We wrapped up caching for the day at a site named “A Most Serene Setting.” It turned out to be a plastic tube attached to a light pole on the edge of the local cemetery – something easily overlooked unless you were really looking for something.









After some rest and getting cleaned up a bit, we were off for seafood dinner near Dauphin Island. We stopped again at the chicken cache, but with the same result – found nothing. Dinner was at Pelican Reef, right on the water with a nice view of shrimp boats and other fishing vessels. Good food – it’s hard to beat really fresh shrimp cooked to perfection.








Tuesday, October 21, 2008

Time to move on, so we headed out after breakfast. We took our time checking out the countryside, through small towns in Alabama and northwest Florida. We picked up a few groceries in Fort Walton and finally found our campground – Camping on the Gulf – in Miramar Beach, not quite in Destin as advertised.



Still it is right on the water, with some campers out on the sand.








We had a site some yards inland – no complaints except for the total lack of shade on a very warm afternoon. We checked out the campground – the fanciest we’ve ever tried – lots of amenities: two swimming pools, a hot tub, cable tv, wireless internet, laundry facilities, and more. It’s easy to see why some folks (from up north) come here for the whole winter.




The beach is white, white sand – beautiful to look at, but not so easy for walking. There just isn’t an area of packed sand, so it’s slow-going.






We plodded along until the sun left us and then headed back to camp.









Wednesday, October 22, 2008

The weatherman promises rain for tomorrow, so we took off this morning (on foot) to explore the neighborhood. First we headed west – found a grocery store, a few restaurants and a huge outlet mall. We walked from one end to the other, but we made it out of there with pocketbooks intact.
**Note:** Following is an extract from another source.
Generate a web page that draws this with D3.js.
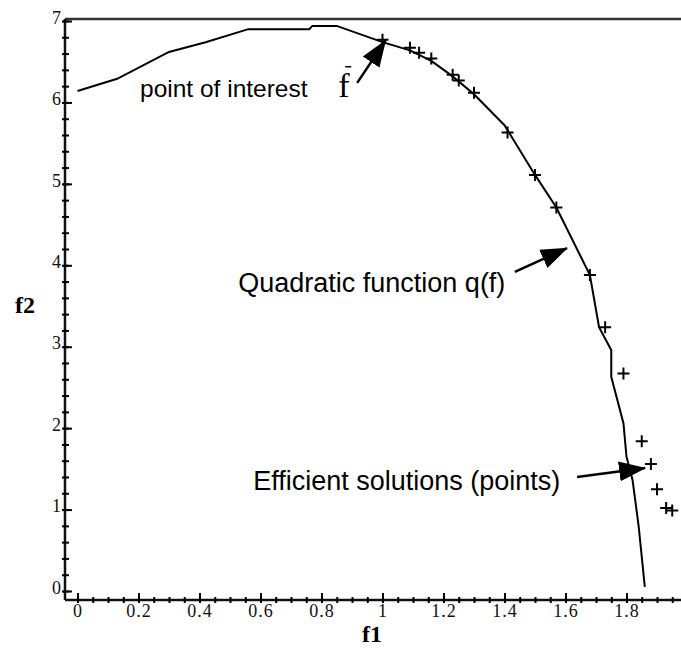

After lunch, we walked in the other direction – west to Sandestin Resort. We wandered through some shops there and then sneaked through to the beach for the walk back to the campsite. The sand might be deep, but walking there was much more pleasant than the busy highway.











Upon our return, we had a visitor – Gary, the guy in the camper next door. He and wife were from Minnesota – just came in on Sunday to stay for 6 months. They’ve done this routine for the past five years – escape the cold winters in Minnesota and then escape the hot summers in Florida. Doesn’t sound like a bad system.

Thursday, October 23, 2008

The weatherman was right. It rained. And then it rained some more. Before the rain started, we walked to the grocery store and out to the beach again, but most of the day was just plain lazy. Hanging out, reading, trying to stay dry.

Friday, October 24, 2008

Time to move on. We got up early and took off in the rain – in fact, it rained on us all the way to Marianna, where we stopped to see Margaret’s Aunt Sue. We visited for a while and then got back on the road again – we made it as far as Eufala, AL before we ran out of steam.

Saturday, October 25, 2008

Not much to say – we drove and drove and drove. Got back to Columbia around 4:30.